Zudem glaubte der Bestseller-Autor so genannten spiritistischen Fotografen, auf deren Bildern Verstorbene zu sehen sein sollten, und hielt die Aufnahmen der Feen von Cottingley für unzweifelbar echt. Was sein Held Sherlock Holmes zu diesen Schlussfolgerungen wohl gesagt hätte, bleibt das Geheimnis von Sir Arthur Conan Doyle.

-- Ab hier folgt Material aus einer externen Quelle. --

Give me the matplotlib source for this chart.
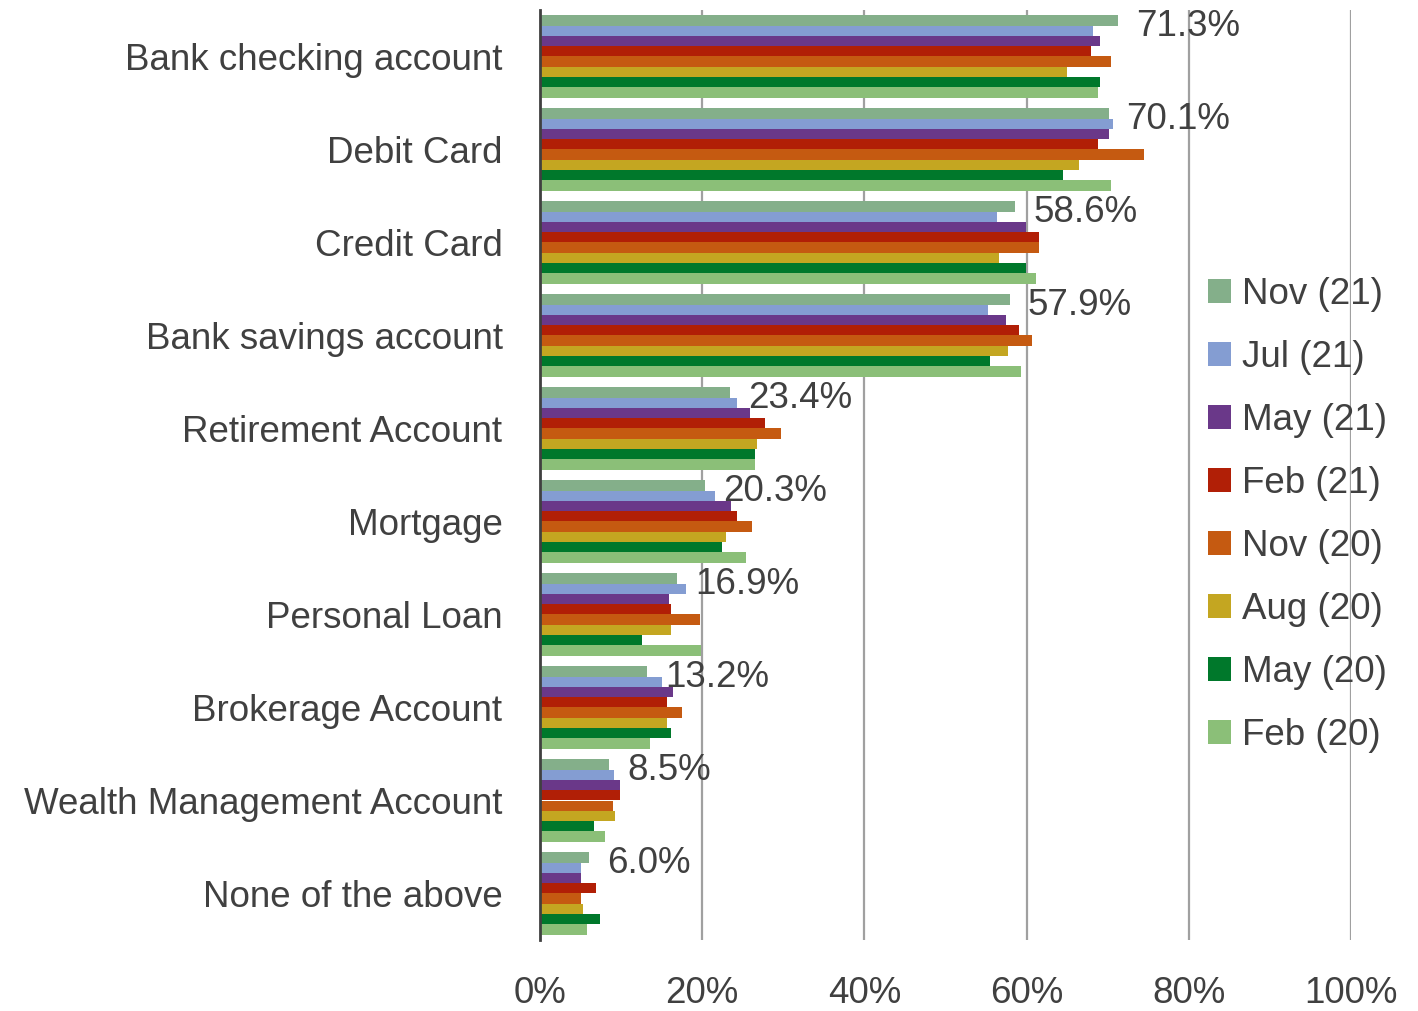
import numpy as np
import matplotlib.pyplot as plt

# account types, top to bottom
categories = [
    "Bank checking account", "Debit Card", "Credit Card", "Bank savings account",
    "Retirement Account", "Mortgage", "Personal Loan", "Brokerage Account",
    "Wealth Management Account", "None of the above",
]

# survey waves, newest first (drawn top to bottom inside each group)
waves = ["Nov (21)", "Jul (21)", "May (21)", "Feb (21)",
         "Nov (20)", "Aug (20)", "May (20)", "Feb (20)"]

nov21 = [71.3, 70.1, 58.6, 57.9, 23.4, 20.3, 16.9, 13.2, 8.5, 6.0]
jul21 = [68.2, 70.7, 56.3, 55.3, 24.3, 21.6, 18.0, 15.0, 9.1, 5.0]
may21 = [69.1, 70.1, 59.9, 57.4, 25.9, 23.5, 15.9, 16.4, 9.9, 5.0]
feb21 = [68.0, 68.8, 61.5, 59.1, 27.8, 24.3, 16.1, 15.6, 9.9, 6.9]
nov20 = [70.4, 74.5, 61.5, 60.7, 29.7, 26.2, 19.7, 17.5, 9.0, 5.0]
aug20 = [65.0, 66.4, 56.6, 57.7, 26.7, 22.9, 16.1, 15.6, 9.3, 5.3]
may20 = [69.1, 64.5, 59.9, 55.5, 26.5, 22.4, 12.6, 16.1, 6.6, 7.4]
feb20 = [68.8, 70.4, 61.2, 59.3, 26.5, 25.4, 19.9, 13.6, 8.0, 5.8]

series = [nov21, jul21, may21, feb21, nov20, aug20, may20, feb20]
colors = ["#84AF8A", "#849DD2", "#6A3889", "#B11F06",
          "#C55A11", "#C4A621", "#00782B", "#8BBF78"]

plt.rcParams["font.family"] = ["Liberation Sans", "DejaVu Sans"]
txt = "#404040"
fs = 26.5

fig = plt.figure(figsize=(14.18, 10.11), dpi=100)
ax = fig.add_axes([540 / 1418, 1 - 940 / 1011, 811 / 1418, 930 / 1011])

n = len(series)
h = 0.885 / n
y = np.arange(len(categories))
for i, (vals, c, lab) in enumerate(zip(series, colors, waves)):
    pos = y - 0.885 / 2 + h / 2 + i * h
    bars = ax.barh(pos, vals, height=h, color=c, label=lab, zorder=3)
    if i == 0:
        # value labels only on the most recent wave
        for b, v in zip(bars, vals):
            ax.annotate(f"{v:.1f}%", (v, b.get_y() + h / 2),
                        xytext=(13, -4), textcoords="offset points",
                        va="center", ha="left", fontsize=fs, color=txt, zorder=5)

ax.set_xlim(0, 100)
ax.set_ylim(len(categories) - 0.5, -0.5)
ax.set_yticks(y)
ax.set_yticklabels(categories)
ax.set_xticks(np.arange(0, 101, 20))
ax.set_xticklabels([f"{t}%" for t in range(0, 101, 20)])
ax.tick_params(axis="y", length=0, pad=27, labelsize=fs, labelcolor=txt)
ax.tick_params(axis="x", length=0, pad=26, labelsize=fs, labelcolor=txt)

ax.xaxis.grid(True, color="#A0A0A0", linewidth=1.6, zorder=0)
for s in ["top", "right", "bottom"]:
    ax.spines[s].set_visible(False)
ax.spines["left"].set_color("#404040")
ax.spines["left"].set_linewidth(2.0)
ax.spines["left"].set_zorder(4)

ax.legend(loc="center left", bbox_to_anchor=(1190 / 1418, 496 / 1011),
          bbox_transform=fig.transFigure, frameon=False, fontsize=fs,
          labelcolor=txt, handlelength=0.62, handleheight=0.62,
          handletextpad=0.3, labelspacing=0.76, borderpad=0)

fig.savefig("out.png", dpi=100)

Doch Bernd Stieglers Werk ist in jedem Falle lesenswert und beleuchtet auf unterhaltsame wie lehrreiche Weise eine vollkommen unbekannte Seite des vielschichtigen Schriftstellers.

Bernd Stiegler: „Spuren, Elfen und andere Erscheinungen. Conan Doyle und die Photografie“ ist bei S. Fischer erschienen und kostet 22,99 Euro.